Copy out all of the material, matching it word for word.

SUPPLIED DATA:
"""

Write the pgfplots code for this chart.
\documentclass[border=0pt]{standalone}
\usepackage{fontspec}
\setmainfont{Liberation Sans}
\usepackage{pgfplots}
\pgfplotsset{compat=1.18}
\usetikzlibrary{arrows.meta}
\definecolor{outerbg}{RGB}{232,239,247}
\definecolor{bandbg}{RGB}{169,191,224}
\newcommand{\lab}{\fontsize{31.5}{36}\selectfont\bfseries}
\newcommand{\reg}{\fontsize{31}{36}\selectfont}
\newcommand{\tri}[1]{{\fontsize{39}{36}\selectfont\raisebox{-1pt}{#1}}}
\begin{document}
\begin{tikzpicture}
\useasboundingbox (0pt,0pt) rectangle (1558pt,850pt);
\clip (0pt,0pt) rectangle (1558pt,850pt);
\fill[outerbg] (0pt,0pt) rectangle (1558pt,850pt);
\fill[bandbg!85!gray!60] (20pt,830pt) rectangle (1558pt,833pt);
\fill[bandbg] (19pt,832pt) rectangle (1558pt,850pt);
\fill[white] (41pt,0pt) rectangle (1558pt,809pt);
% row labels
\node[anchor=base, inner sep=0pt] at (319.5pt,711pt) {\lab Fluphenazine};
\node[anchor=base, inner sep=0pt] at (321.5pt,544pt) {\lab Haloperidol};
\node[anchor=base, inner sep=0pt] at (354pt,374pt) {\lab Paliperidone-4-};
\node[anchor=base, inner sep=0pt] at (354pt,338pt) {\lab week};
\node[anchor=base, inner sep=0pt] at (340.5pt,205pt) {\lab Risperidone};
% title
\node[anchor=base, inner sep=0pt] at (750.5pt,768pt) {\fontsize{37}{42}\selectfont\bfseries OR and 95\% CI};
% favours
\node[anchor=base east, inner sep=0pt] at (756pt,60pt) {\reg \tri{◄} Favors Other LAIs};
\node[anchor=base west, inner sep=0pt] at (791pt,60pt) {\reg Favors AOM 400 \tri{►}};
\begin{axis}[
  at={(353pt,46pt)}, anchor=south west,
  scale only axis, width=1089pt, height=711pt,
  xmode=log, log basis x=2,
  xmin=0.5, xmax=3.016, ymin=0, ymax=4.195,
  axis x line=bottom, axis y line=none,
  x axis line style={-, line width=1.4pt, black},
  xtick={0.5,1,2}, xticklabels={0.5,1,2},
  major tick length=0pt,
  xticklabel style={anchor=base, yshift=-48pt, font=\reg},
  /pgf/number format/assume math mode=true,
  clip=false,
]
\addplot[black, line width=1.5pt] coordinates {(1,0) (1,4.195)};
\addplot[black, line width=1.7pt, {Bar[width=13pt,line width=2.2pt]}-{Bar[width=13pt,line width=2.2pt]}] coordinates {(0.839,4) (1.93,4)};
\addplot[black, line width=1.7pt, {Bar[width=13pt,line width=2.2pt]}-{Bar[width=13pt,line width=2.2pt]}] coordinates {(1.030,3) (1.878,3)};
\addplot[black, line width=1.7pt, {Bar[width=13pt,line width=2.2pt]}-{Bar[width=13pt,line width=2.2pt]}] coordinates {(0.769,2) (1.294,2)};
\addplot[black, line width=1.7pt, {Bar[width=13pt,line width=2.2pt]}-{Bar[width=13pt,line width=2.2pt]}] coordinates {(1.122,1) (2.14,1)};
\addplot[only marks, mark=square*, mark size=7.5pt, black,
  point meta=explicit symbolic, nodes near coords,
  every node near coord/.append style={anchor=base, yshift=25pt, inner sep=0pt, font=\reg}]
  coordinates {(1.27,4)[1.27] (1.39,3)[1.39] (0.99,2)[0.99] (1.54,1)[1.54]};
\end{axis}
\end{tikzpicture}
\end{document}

"""

THE REPLY:
Write the pgfplots code for this chart.
\documentclass[border=0pt]{standalone}
\usepackage{fontspec}
\setmainfont{Liberation Sans}
\usepackage{pgfplots}
\pgfplotsset{compat=1.18}
\usetikzlibrary{arrows.meta}
\definecolor{outerbg}{RGB}{232,239,247}
\definecolor{bandbg}{RGB}{169,191,224}
\newcommand{\lab}{\fontsize{31.5}{36}\selectfont\bfseries}
\newcommand{\reg}{\fontsize{31}{36}\selectfont}
\newcommand{\tri}[1]{{\fontsize{39}{36}\selectfont\raisebox{-1pt}{#1}}}
\begin{document}
\begin{tikzpicture}
\useasboundingbox (0pt,0pt) rectangle (1558pt,850pt);
\clip (0pt,0pt) rectangle (1558pt,850pt);
\fill[outerbg] (0pt,0pt) rectangle (1558pt,850pt);
\fill[bandbg!85!gray!60] (20pt,830pt) rectangle (1558pt,833pt);
\fill[bandbg] (19pt,832pt) rectangle (1558pt,850pt);
\fill[white] (41pt,0pt) rectangle (1558pt,809pt);
% row labels
\node[anchor=base, inner sep=0pt] at (319.5pt,711pt) {\lab Fluphenazine};
\node[anchor=base, inner sep=0pt] at (321.5pt,544pt) {\lab Haloperidol};
\node[anchor=base, inner sep=0pt] at (354pt,374pt) {\lab Paliperidone-4-};
\node[anchor=base, inner sep=0pt] at (354pt,338pt) {\lab week};
\node[anchor=base, inner sep=0pt] at (340.5pt,205pt) {\lab Risperidone};
% title
\node[anchor=base, inner sep=0pt] at (750.5pt,768pt) {\fontsize{37}{42}\selectfont\bfseries OR and 95\% CI};
% favours
\node[anchor=base east, inner sep=0pt] at (756pt,60pt) {\reg \tri{◄} Favors Other LAIs};
\node[anchor=base west, inner sep=0pt] at (791pt,60pt) {\reg Favors AOM 400 \tri{►}};
\begin{axis}[
  at={(353pt,46pt)}, anchor=south west,
  scale only axis, width=1089pt, height=711pt,
  xmode=log, log basis x=2,
  xmin=0.5, xmax=3.016, ymin=0, ymax=4.195,
  axis x line=bottom, axis y line=none,
  x axis line style={-, line width=1.4pt, black},
  xtick={0.5,1,2}, xticklabels={0.5,1,2},
  major tick length=0pt,
  xticklabel style={anchor=base, yshift=-48pt, font=\reg},
  /pgf/number format/assume math mode=true,
  clip=false,
]
\addplot[black, line width=1.5pt] coordinates {(1,0) (1,4.195)};
\addplot[black, line width=1.7pt, {Bar[width=13pt,line width=2.2pt]}-{Bar[width=13pt,line width=2.2pt]}] coordinates {(0.839,4) (1.93,4)};
\addplot[black, line width=1.7pt, {Bar[width=13pt,line width=2.2pt]}-{Bar[width=13pt,line width=2.2pt]}] coordinates {(1.030,3) (1.878,3)};
\addplot[black, line width=1.7pt, {Bar[width=13pt,line width=2.2pt]}-{Bar[width=13pt,line width=2.2pt]}] coordinates {(0.769,2) (1.294,2)};
\addplot[black, line width=1.7pt, {Bar[width=13pt,line width=2.2pt]}-{Bar[width=13pt,line width=2.2pt]}] coordinates {(1.122,1) (2.14,1)};
\addplot[only marks, mark=square*, mark size=7.5pt, black,
  point meta=explicit symbolic, nodes near coords,
  every node near coord/.append style={anchor=base, yshift=25pt, inner sep=0pt, font=\reg}]
  coordinates {(1.27,4)[1.27] (1.39,3)[1.39] (0.99,2)[0.99] (1.54,1)[1.54]};
\end{axis}
\end{tikzpicture}
\end{document}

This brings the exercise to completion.